People making $50k a year in Manhattan are going to pay $200 to get to the airport while also having access to a helipad anywhere near where they can afford rent?

This suggestion lands like someone suggesting that people making $25 an hour in the most expensive city in America are going to consider throwing away $190 to save 15 minutes. In other words: incredibly out of touch with reality.

As a side note: the Tesla Roadster sales figures completely support the idea that it was a complete flop of a car that didn’t even appeal to impractical rich people or anyone else. 2,450 sold for the entire production run. A failure for any purpose except publicity. The model S is the one that changed things, and it was never widely criticized as impractical or only for rich idiots.

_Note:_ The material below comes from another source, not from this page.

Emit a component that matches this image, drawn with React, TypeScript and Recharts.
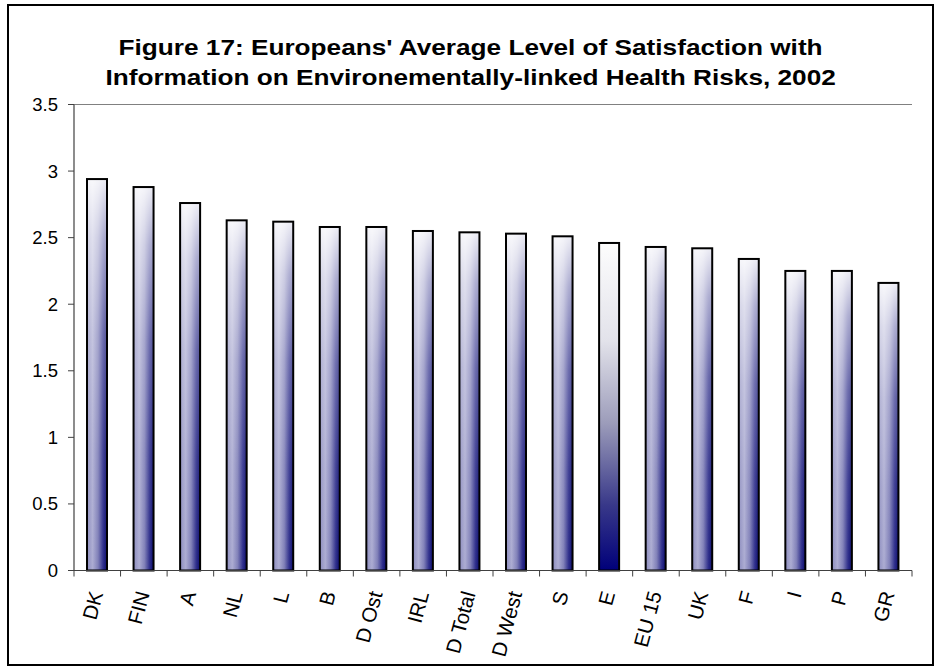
import React from 'react';
import { BarChart, Bar, XAxis, YAxis, CartesianGrid } from 'recharts';

const categories = ['DK', 'FIN', 'A', 'NL', 'L', 'B', 'D Ost', 'IRL', 'D Total', 'D West', 'S', 'E', 'EU 15', 'UK', 'F', 'I', 'P', 'GR'];
const satisfaction = [2.94, 2.88, 2.76, 2.63, 2.62, 2.58, 2.58, 2.55, 2.54, 2.53, 2.51, 2.46, 2.43, 2.42, 2.34, 2.25, 2.25, 2.16];
const highlighted = ['E'];
const yTicks = [0, 0.5, 1, 1.5, 2, 2.5, 3, 3.5];
const titleLines = [
  "Figure 17: Europeans' Average Level of Satisfaction with",
  'Information on Environementally-linked Health Risks, 2002',
];

const data = categories.map((name, i) => ({ name, value: satisfaction[i], hl: highlighted.includes(name) }));

const FONT = "'Liberation Sans', Arial, Helvetica, sans-serif";
const CHART_W = 923;
const CHART_H = 658;
const MARGIN = { top: 98.5, right: 20, left: 10, bottom: 33.5 };
const Y_AXIS_W = 55;
const PLOT_W = CHART_W - MARGIN.left - MARGIN.right - Y_AXIS_W;
const BAND = PLOT_W / categories.length;

const BarShape = (props: any) => {
  const { x, y, width, height, payload } = props;
  if (height <= 0) return null;
  if (payload && payload.hl) {
    return (
      <g>
        <rect x={x} y={y} width={width} height={height} fill="url(#eGrad)" />
        <rect x={x} y={y} width={width} height={height} fill="none" stroke="#000" strokeWidth={2} />
      </g>
    );
  }
  return (
    <g>
      <rect x={x} y={y} width={width} height={height} fill="url(#hGrad)" />
      <rect x={x} y={y} width={width} height={height} fill="url(#wOverlay)" />
      <rect x={x} y={y} width={width} height={height} fill="none" stroke="#000" strokeWidth={2} />
    </g>
  );
};

const XTick = (props: any) => {
  const { x, y, payload, index } = props;
  const last = index === categories.length - 1;
  return (
    <g>
      <line x1={x - BAND / 2} y1={y} x2={x - BAND / 2} y2={y + 6} stroke="#404040" strokeWidth={1} />
      {last && <line x1={x + BAND / 2} y1={y} x2={x + BAND / 2} y2={y + 6} stroke="#404040" strokeWidth={1} />}
      <text
        x={0}
        y={0}
        transform={`translate(${x + 6},${y + 23}) rotate(-75)`}
        textAnchor="end"
        fontFamily={FONT}
        fontSize={20.5}
        fill="#000"
      >
        {payload.value}
      </text>
    </g>
  );
};

export default function App() {
  return (
    <div
      style={{
        position: 'absolute',
        left: 7,
        top: 4,
        width: 927,
        height: 662,
        border: '2px solid #000',
        boxSizing: 'border-box',
        background: '#fff',
      }}
    >
      <div
        style={{
          position: 'absolute',
          left: 0,
          top: 26.5,
          width: CHART_W,
          textAlign: 'center',
          fontFamily: FONT,
          fontWeight: 'bold',
          fontSize: 22,
          lineHeight: '30px',
          color: '#000',
          transform: 'scaleX(1.19)',
          transformOrigin: '461px 0',
        }}
      >
        {titleLines.map((t) => (
          <div key={t}>{t}</div>
        ))}
      </div>
      <div style={{ position: 'absolute', left: 0, top: 0 }}>
        <BarChart width={CHART_W} height={CHART_H} data={data} margin={MARGIN} barCategoryGap={0}>
          <defs>
            <linearGradient id="hGrad" x1="0" y1="0" x2="1" y2="0">
              <stop offset="0" stopColor="#8c8cbe" />
              <stop offset="0.28" stopColor="#acacd2" />
              <stop offset="0.55" stopColor="#8080b8" />
              <stop offset="0.8" stopColor="#30308c" />
              <stop offset="1" stopColor="#0a0a6c" />
            </linearGradient>
            <linearGradient id="wOverlay" x1="0" y1="0" x2="0" y2="1">
              <stop offset="0" stopColor="#ffffff" stopOpacity={0.92} />
              <stop offset="0.15" stopColor="#ffffff" stopOpacity={0.62} />
              <stop offset="0.4" stopColor="#ffffff" stopOpacity={0.3} />
              <stop offset="0.7" stopColor="#ffffff" stopOpacity={0.1} />
              <stop offset="1" stopColor="#ffffff" stopOpacity={0} />
            </linearGradient>
            <linearGradient id="eGrad" x1="0" y1="0" x2="0" y2="1">
              <stop offset="0" stopColor="#fdfdfd" />
              <stop offset="0.3" stopColor="#e2e2ea" />
              <stop offset="0.55" stopColor="#9c9cba" />
              <stop offset="0.8" stopColor="#383889" />
              <stop offset="1" stopColor="#00007a" />
            </linearGradient>
          </defs>
          <CartesianGrid vertical={false} stroke="#808080" strokeWidth={1.2} />
          <XAxis
            dataKey="name"
            interval={0}
            height={60}
            tickLine={false}
            tickSize={0}
            tickMargin={0}
            axisLine={{ stroke: '#404040', strokeWidth: 1.2 }}
            tick={<XTick />}
          />
          <YAxis
            yAxisId="left"
            width={Y_AXIS_W}
            domain={[0, 3.5]}
            ticks={yTicks}
            interval={0}
            tickSize={6}
            tickMargin={10}
            axisLine={{ stroke: '#404040', strokeWidth: 1.2 }}
            tickLine={{ stroke: '#404040' }}
            tick={{ fontFamily: FONT, fontSize: 18.5, fill: '#000' }}
            tickFormatter={(v: number) => String(v)}
          />
          <YAxis
            yAxisId="right"
            orientation="right"
            width={0}
            domain={[0, 3.5]}
            ticks={yTicks}
            tick={false}
            tickLine={false}
            axisLine={{ stroke: '#808080', strokeWidth: 1.2 }}
          />
          <Bar
            yAxisId="left"
            dataKey="value"
            barSize={20}
            isAnimationActive={false}
            shape={<BarShape />}
          />
        </BarChart>
      </div>
    </div>
  );
}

> People making $50k a year in Manhattan are going to pay $200 to get to the airport while also having access to a helipad anywhere near where they can afford rent?

Regularly? No. Most people aren't regularly taking helicopters anywhere, in part because their ability to fly around New York usually requires VFR conditions.

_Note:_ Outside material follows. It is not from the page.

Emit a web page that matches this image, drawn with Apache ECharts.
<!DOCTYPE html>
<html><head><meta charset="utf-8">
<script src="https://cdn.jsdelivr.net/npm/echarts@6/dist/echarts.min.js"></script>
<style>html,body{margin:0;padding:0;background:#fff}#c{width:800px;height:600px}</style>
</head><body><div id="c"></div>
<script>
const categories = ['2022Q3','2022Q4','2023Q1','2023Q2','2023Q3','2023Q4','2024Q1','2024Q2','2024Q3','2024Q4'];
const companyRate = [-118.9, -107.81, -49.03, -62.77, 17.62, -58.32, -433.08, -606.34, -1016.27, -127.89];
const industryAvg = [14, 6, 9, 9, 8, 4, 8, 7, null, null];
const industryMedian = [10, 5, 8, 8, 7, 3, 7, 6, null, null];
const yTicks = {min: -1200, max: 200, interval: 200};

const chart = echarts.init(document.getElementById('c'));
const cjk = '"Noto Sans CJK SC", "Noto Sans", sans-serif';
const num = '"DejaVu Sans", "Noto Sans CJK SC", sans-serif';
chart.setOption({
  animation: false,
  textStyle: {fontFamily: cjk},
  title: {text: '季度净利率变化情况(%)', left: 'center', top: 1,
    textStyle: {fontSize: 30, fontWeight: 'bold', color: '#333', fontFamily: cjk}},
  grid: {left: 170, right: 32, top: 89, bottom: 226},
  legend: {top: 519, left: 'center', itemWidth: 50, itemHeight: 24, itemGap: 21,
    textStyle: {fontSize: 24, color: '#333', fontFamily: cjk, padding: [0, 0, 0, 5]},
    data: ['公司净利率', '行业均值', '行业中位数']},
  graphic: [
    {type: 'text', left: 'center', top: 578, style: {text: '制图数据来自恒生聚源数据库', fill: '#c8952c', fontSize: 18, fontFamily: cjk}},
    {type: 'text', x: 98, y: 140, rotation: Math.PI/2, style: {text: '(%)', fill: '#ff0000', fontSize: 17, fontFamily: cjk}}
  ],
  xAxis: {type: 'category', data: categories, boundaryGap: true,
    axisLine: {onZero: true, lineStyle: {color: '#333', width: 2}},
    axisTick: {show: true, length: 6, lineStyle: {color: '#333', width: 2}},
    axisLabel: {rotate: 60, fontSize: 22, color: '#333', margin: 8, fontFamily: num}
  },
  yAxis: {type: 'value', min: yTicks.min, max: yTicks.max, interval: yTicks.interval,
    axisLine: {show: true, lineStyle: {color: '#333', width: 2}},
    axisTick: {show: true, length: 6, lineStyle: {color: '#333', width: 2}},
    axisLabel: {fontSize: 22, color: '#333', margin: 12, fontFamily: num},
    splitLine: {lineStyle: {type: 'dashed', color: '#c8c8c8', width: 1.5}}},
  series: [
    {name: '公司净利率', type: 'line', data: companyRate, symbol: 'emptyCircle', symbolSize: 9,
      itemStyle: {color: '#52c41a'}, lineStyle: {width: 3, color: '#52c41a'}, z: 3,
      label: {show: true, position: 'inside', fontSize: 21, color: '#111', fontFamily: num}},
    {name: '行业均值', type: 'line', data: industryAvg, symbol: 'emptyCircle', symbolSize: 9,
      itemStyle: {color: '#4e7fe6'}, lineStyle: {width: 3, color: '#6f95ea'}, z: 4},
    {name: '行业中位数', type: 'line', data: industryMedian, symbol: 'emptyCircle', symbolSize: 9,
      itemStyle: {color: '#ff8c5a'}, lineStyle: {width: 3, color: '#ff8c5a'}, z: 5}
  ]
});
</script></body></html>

Occasionally? Yes. If you live in Harlem and need to get to JFK, you're paying an outsized time tax to get to and through Grand Central or Penn Station compared with taking the West Side Highway down to the 30th Street heliport. If eVTOLs take off, it's way more realistic to site a helipad uptown than dig a new rail tunnel.

(I'm ignoring the outer boroughs and New York's surrounding suburbs, for whom this could actually be a game changer.)

> the Tesla Roadster sales figures completely support the idea that it is a dumb car for rich people

Without which we wouldn't have any EVs in the West, and globally be years behind where we are in EV adoption.

> the Tesla Roadster sales figures completely support the idea that it was a complete flop of a car that didn’t even appeal to impractical rich people or anyone else.

Tesla never meant to sell it in large numbers, and they probably couldn’t have made many more anyway. And this still represented around $3bn if revenue and helped get Tesla off the ground.